►

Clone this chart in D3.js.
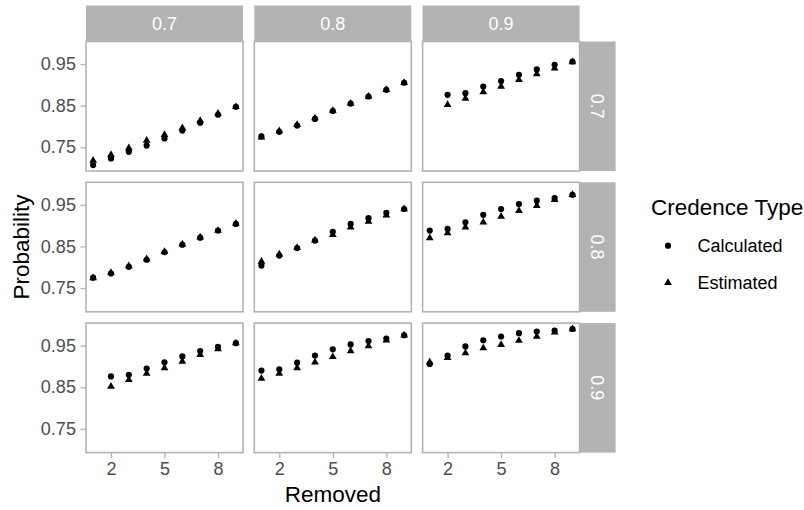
<!DOCTYPE html>
<html>
<head>
<meta charset="utf-8">
<script src="https://cdn.jsdelivr.net/npm/d3@7/dist/d3.min.js"></script>
<style>
  body { margin: 0; background: #ffffff; }
  svg { font-family: "Liberation Sans", Arial, sans-serif; }
</style>
</head>
<body>
<svg id="chart" width="804" height="510"></svg>
<script>
var facetLevels = ["0.7", "0.8", "0.9"];
var removed = [1, 2, 3, 4, 5, 6, 7, 8, 9];
var xTicks = [2, 5, 8];
var yTicks = [0.75, 0.85, 0.95];
var types = ["Calculated", "Estimated"];

// [row (right strip)][col (top strip)] -> value for removed 1..9
var calculated = [
  [[0.707, 0.723, 0.739, 0.754, 0.771, 0.790, 0.809, 0.828, 0.847],
   [0.776, 0.787, 0.802, 0.818, 0.837, 0.855, 0.872, 0.888, 0.905],
   [null,  0.876, 0.880, 0.896, 0.909, 0.924, 0.937, 0.948, 0.956]],
  [[0.775, 0.785, 0.801, 0.818, 0.836, 0.854, 0.871, 0.888, 0.904],
   [0.804, 0.828, 0.846, 0.864, 0.885, 0.904, 0.918, 0.931, 0.940],
   [0.888, 0.892, 0.908, 0.926, 0.940, 0.952, 0.960, 0.966, 0.974]],
  [[null,  0.876, 0.880, 0.895, 0.910, 0.924, 0.937, 0.947, 0.956],
   [0.890, 0.893, 0.909, 0.926, 0.941, 0.953, 0.961, 0.967, 0.975],
   [0.906, 0.926, 0.948, 0.963, 0.972, 0.980, 0.984, 0.986, 0.990]]
];
var estimated = [
  [[0.718, 0.732, 0.748, 0.766, 0.780, 0.796, 0.814, 0.831, 0.847],
   [0.774, 0.789, 0.804, 0.820, 0.838, 0.855, 0.872, 0.888, 0.905],
   [null,  0.852, 0.867, 0.883, 0.896, 0.912, 0.926, 0.940, 0.955]],
  [[0.774, 0.787, 0.803, 0.820, 0.837, 0.855, 0.872, 0.888, 0.905],
   [0.814, 0.831, 0.847, 0.865, 0.878, 0.896, 0.910, 0.925, 0.940],
   [0.870, 0.882, 0.896, 0.908, 0.922, 0.936, 0.948, 0.962, 0.974]],
  [[null,  0.852, 0.868, 0.883, 0.896, 0.912, 0.928, 0.942, 0.956],
   [0.871, 0.883, 0.896, 0.910, 0.923, 0.937, 0.949, 0.963, 0.975],
   [0.910, 0.921, 0.932, 0.944, 0.952, 0.962, 0.972, 0.982, 0.990]]
];

var panelLeft = 86, panelTop = 41.5, pw = 157, ph = 129.5, gap = 11.3, strip = 36;
var grey70 = "#B3B3B3";
var svg = d3.select("#chart");

var x = d3.scaleLinear().domain([0.6, 9.4]).range([0, pw]);

var allVals = [];
[calculated, estimated].forEach(function(s){
  s.forEach(function(row){ row.forEach(function(p){ p.forEach(function(v){ if (v != null) allVals.push(v); }); }); });
});
var ext = d3.extent(allVals);
var pad = (ext[1] - ext[0]) * 0.05;
var y = d3.scaleLinear().domain([ext[0] - pad, ext[1] + pad]).range([ph, 0]);

var shapes = {
  Calculated: d3.symbol().type(d3.symbolCircle).size(30),
  Estimated: d3.symbol().type(d3.symbolTriangle).size(26)
};

facetLevels.forEach(function(rowLab, ri){
  facetLevels.forEach(function(colLab, ci){
    var px = panelLeft + ci * (pw + gap);
    var py = panelTop + ri * (ph + gap);
    var g = svg.append("g").attr("transform", "translate(" + px + "," + py + ")");

    // points
    [calculated, estimated].forEach(function(series, si){
      var pts = removed.map(function(r, k){ return {x: r, y: series[ri][ci][k]}; })
        .filter(function(d){ return d.y != null; });
      g.selectAll(null).data(pts).enter().append("path")
        .attr("d", shapes[types[si]])
        .attr("transform", function(d){ return "translate(" + x(d.x) + "," + y(d.y) + ")"; })
        .attr("fill", "#000000");
    });

    g.append("rect")
      .attr("x", 0).attr("y", 0).attr("width", pw).attr("height", ph)
      .attr("fill", "none").attr("stroke", grey70).attr("stroke-width", 1.6);

    // y axis on first column
    if (ci === 0) {
      var ya = g.append("g").call(d3.axisLeft(y).tickValues(yTicks).tickSize(5.6).tickPadding(4.5).tickFormat(d3.format(".2f")));
      ya.select(".domain").remove();
      ya.selectAll("line").attr("stroke", grey70).attr("stroke-width", 1.3);
      ya.selectAll("text").attr("fill", "#4D4D4D").style("font-size", "18px").style("font-family", "Liberation Sans, Arial, sans-serif");
    }
    // x axis on last row
    if (ri === facetLevels.length - 1) {
      var xa = g.append("g").attr("transform", "translate(0," + ph + ")")
        .call(d3.axisBottom(x).tickValues(xTicks).tickSize(5.6).tickPadding(4.5).tickFormat(d3.format("d")));
      xa.select(".domain").remove();
      xa.selectAll("line").attr("stroke", grey70).attr("stroke-width", 1.3);
      xa.selectAll("text").attr("fill", "#4D4D4D").style("font-size", "18px").style("font-family", "Liberation Sans, Arial, sans-serif");
    }

    // top strips
    if (ri === 0) {
      svg.append("rect").attr("x", px).attr("y", panelTop - strip).attr("width", pw).attr("height", strip).attr("fill", grey70);
      svg.append("text").attr("x", px + pw / 2).attr("y", panelTop - strip / 2)
        .attr("text-anchor", "middle").attr("dy", "0.35em")
        .attr("fill", "#FFFFFF").style("font-size", "18px").text(colLab);
    }
    // right strips
    if (ci === facetLevels.length - 1) {
      var sx = px + pw;
      svg.append("rect").attr("x", sx).attr("y", py).attr("width", strip).attr("height", ph).attr("fill", grey70);
      svg.append("text")
        .attr("transform", "translate(" + (sx + strip / 2) + "," + (py + ph / 2) + ") rotate(90)")
        .attr("text-anchor", "middle").attr("dy", "0.35em")
        .attr("fill", "#FFFFFF").style("font-size", "18px").text(rowLab);
    }
  });
});

// axis titles
var panelsW = 3 * pw + 2 * gap, panelsH = 3 * ph + 2 * gap;
svg.append("text").attr("x", panelLeft + panelsW / 2).attr("y", 502)
  .attr("text-anchor", "middle").attr("fill", "#000000").style("font-size", "22.5px").text("Removed");
svg.append("text").attr("transform", "translate(28.5," + (panelTop + panelsH / 2) + ") rotate(-90)")
  .attr("text-anchor", "middle").attr("fill", "#000000").style("font-size", "22.5px").text("Probability");

// legend
var lg = svg.append("g").attr("transform", "translate(651,0)");
lg.append("text").attr("x", 0).attr("y", 214.5).attr("fill", "#000000").style("font-size", "22.5px").text("Credence Type");
types.forEach(function(t, i){
  var ly = 245.7 + i * 37;
  lg.append("path").attr("d", shapes[t]).attr("transform", "translate(17," + ly + ")").attr("fill", "#000000");
  lg.append("text").attr("x", 46.5).attr("y", ly).attr("dy", "0.35em").attr("fill", "#000000").style("font-size", "18px").text(t);
});
</script>
</body>
</html>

◄

— Written exercise —
Please transcribe the material above exactly as written. Leave the pictures out.

— Task result —
Clone this chart in D3.js.
<!DOCTYPE html>
<html>
<head>
<meta charset="utf-8">
<script src="https://cdn.jsdelivr.net/npm/d3@7/dist/d3.min.js"></script>
<style>
  body { margin: 0; background: #ffffff; }
  svg { font-family: "Liberation Sans", Arial, sans-serif; }
</style>
</head>
<body>
<svg id="chart" width="804" height="510"></svg>
<script>
var facetLevels = ["0.7", "0.8", "0.9"];
var removed = [1, 2, 3, 4, 5, 6, 7, 8, 9];
var xTicks = [2, 5, 8];
var yTicks = [0.75, 0.85, 0.95];
var types = ["Calculated", "Estimated"];

// [row (right strip)][col (top strip)] -> value for removed 1..9
var calculated = [
  [[0.707, 0.723, 0.739, 0.754, 0.771, 0.790, 0.809, 0.828, 0.847],
   [0.776, 0.787, 0.802, 0.818, 0.837, 0.855, 0.872, 0.888, 0.905],
   [null,  0.876, 0.880, 0.896, 0.909, 0.924, 0.937, 0.948, 0.956]],
  [[0.775, 0.785, 0.801, 0.818, 0.836, 0.854, 0.871, 0.888, 0.904],
   [0.804, 0.828, 0.846, 0.864, 0.885, 0.904, 0.918, 0.931, 0.940],
   [0.888, 0.892, 0.908, 0.926, 0.940, 0.952, 0.960, 0.966, 0.974]],
  [[null,  0.876, 0.880, 0.895, 0.910, 0.924, 0.937, 0.947, 0.956],
   [0.890, 0.893, 0.909, 0.926, 0.941, 0.953, 0.961, 0.967, 0.975],
   [0.906, 0.926, 0.948, 0.963, 0.972, 0.980, 0.984, 0.986, 0.990]]
];
var estimated = [
  [[0.718, 0.732, 0.748, 0.766, 0.780, 0.796, 0.814, 0.831, 0.847],
   [0.774, 0.789, 0.804, 0.820, 0.838, 0.855, 0.872, 0.888, 0.905],
   [null,  0.852, 0.867, 0.883, 0.896, 0.912, 0.926, 0.940, 0.955]],
  [[0.774, 0.787, 0.803, 0.820, 0.837, 0.855, 0.872, 0.888, 0.905],
   [0.814, 0.831, 0.847, 0.865, 0.878, 0.896, 0.910, 0.925, 0.940],
   [0.870, 0.882, 0.896, 0.908, 0.922, 0.936, 0.948, 0.962, 0.974]],
  [[null,  0.852, 0.868, 0.883, 0.896, 0.912, 0.928, 0.942, 0.956],
   [0.871, 0.883, 0.896, 0.910, 0.923, 0.937, 0.949, 0.963, 0.975],
   [0.910, 0.921, 0.932, 0.944, 0.952, 0.962, 0.972, 0.982, 0.990]]
];

var panelLeft = 86, panelTop = 41.5, pw = 157, ph = 129.5, gap = 11.3, strip = 36;
var grey70 = "#B3B3B3";
var svg = d3.select("#chart");

var x = d3.scaleLinear().domain([0.6, 9.4]).range([0, pw]);

var allVals = [];
[calculated, estimated].forEach(function(s){
  s.forEach(function(row){ row.forEach(function(p){ p.forEach(function(v){ if (v != null) allVals.push(v); }); }); });
});
var ext = d3.extent(allVals);
var pad = (ext[1] - ext[0]) * 0.05;
var y = d3.scaleLinear().domain([ext[0] - pad, ext[1] + pad]).range([ph, 0]);

var shapes = {
  Calculated: d3.symbol().type(d3.symbolCircle).size(30),
  Estimated: d3.symbol().type(d3.symbolTriangle).size(26)
};

facetLevels.forEach(function(rowLab, ri){
  facetLevels.forEach(function(colLab, ci){
    var px = panelLeft + ci * (pw + gap);
    var py = panelTop + ri * (ph + gap);
    var g = svg.append("g").attr("transform", "translate(" + px + "," + py + ")");

    // points
    [calculated, estimated].forEach(function(series, si){
      var pts = removed.map(function(r, k){ return {x: r, y: series[ri][ci][k]}; })
        .filter(function(d){ return d.y != null; });
      g.selectAll(null).data(pts).enter().append("path")
        .attr("d", shapes[types[si]])
        .attr("transform", function(d){ return "translate(" + x(d.x) + "," + y(d.y) + ")"; })
        .attr("fill", "#000000");
    });

    g.append("rect")
      .attr("x", 0).attr("y", 0).attr("width", pw).attr("height", ph)
      .attr("fill", "none").attr("stroke", grey70).attr("stroke-width", 1.6);

    // y axis on first column
    if (ci === 0) {
      var ya = g.append("g").call(d3.axisLeft(y).tickValues(yTicks).tickSize(5.6).tickPadding(4.5).tickFormat(d3.format(".2f")));
      ya.select(".domain").remove();
      ya.selectAll("line").attr("stroke", grey70).attr("stroke-width", 1.3);
      ya.selectAll("text").attr("fill", "#4D4D4D").style("font-size", "18px").style("font-family", "Liberation Sans, Arial, sans-serif");
    }
    // x axis on last row
    if (ri === facetLevels.length - 1) {
      var xa = g.append("g").attr("transform", "translate(0," + ph + ")")
        .call(d3.axisBottom(x).tickValues(xTicks).tickSize(5.6).tickPadding(4.5).tickFormat(d3.format("d")));
      xa.select(".domain").remove();
      xa.selectAll("line").attr("stroke", grey70).attr("stroke-width", 1.3);
      xa.selectAll("text").attr("fill", "#4D4D4D").style("font-size", "18px").style("font-family", "Liberation Sans, Arial, sans-serif");
    }

    // top strips
    if (ri === 0) {
      svg.append("rect").attr("x", px).attr("y", panelTop - strip).attr("width", pw).attr("height", strip).attr("fill", grey70);
      svg.append("text").attr("x", px + pw / 2).attr("y", panelTop - strip / 2)
        .attr("text-anchor", "middle").attr("dy", "0.35em")
        .attr("fill", "#FFFFFF").style("font-size", "18px").text(colLab);
    }
    // right strips
    if (ci === facetLevels.length - 1) {
      var sx = px + pw;
      svg.append("rect").attr("x", sx).attr("y", py).attr("width", strip).attr("height", ph).attr("fill", grey70);
      svg.append("text")
        .attr("transform", "translate(" + (sx + strip / 2) + "," + (py + ph / 2) + ") rotate(90)")
        .attr("text-anchor", "middle").attr("dy", "0.35em")
        .attr("fill", "#FFFFFF").style("font-size", "18px").text(rowLab);
    }
  });
});

// axis titles
var panelsW = 3 * pw + 2 * gap, panelsH = 3 * ph + 2 * gap;
svg.append("text").attr("x", panelLeft + panelsW / 2).attr("y", 502)
  .attr("text-anchor", "middle").attr("fill", "#000000").style("font-size", "22.5px").text("Removed");
svg.append("text").attr("transform", "translate(28.5," + (panelTop + panelsH / 2) + ") rotate(-90)")
  .attr("text-anchor", "middle").attr("fill", "#000000").style("font-size", "22.5px").text("Probability");

// legend
var lg = svg.append("g").attr("transform", "translate(651,0)");
lg.append("text").attr("x", 0).attr("y", 214.5).attr("fill", "#000000").style("font-size", "22.5px").text("Credence Type");
types.forEach(function(t, i){
  var ly = 245.7 + i * 37;
  lg.append("path").attr("d", shapes[t]).attr("transform", "translate(17," + ly + ")").attr("fill", "#000000");
  lg.append("text").attr("x", 46.5).attr("y", ly).attr("dy", "0.35em").attr("fill", "#000000").style("font-size", "18px").text(t);
});
</script>
</body>
</html>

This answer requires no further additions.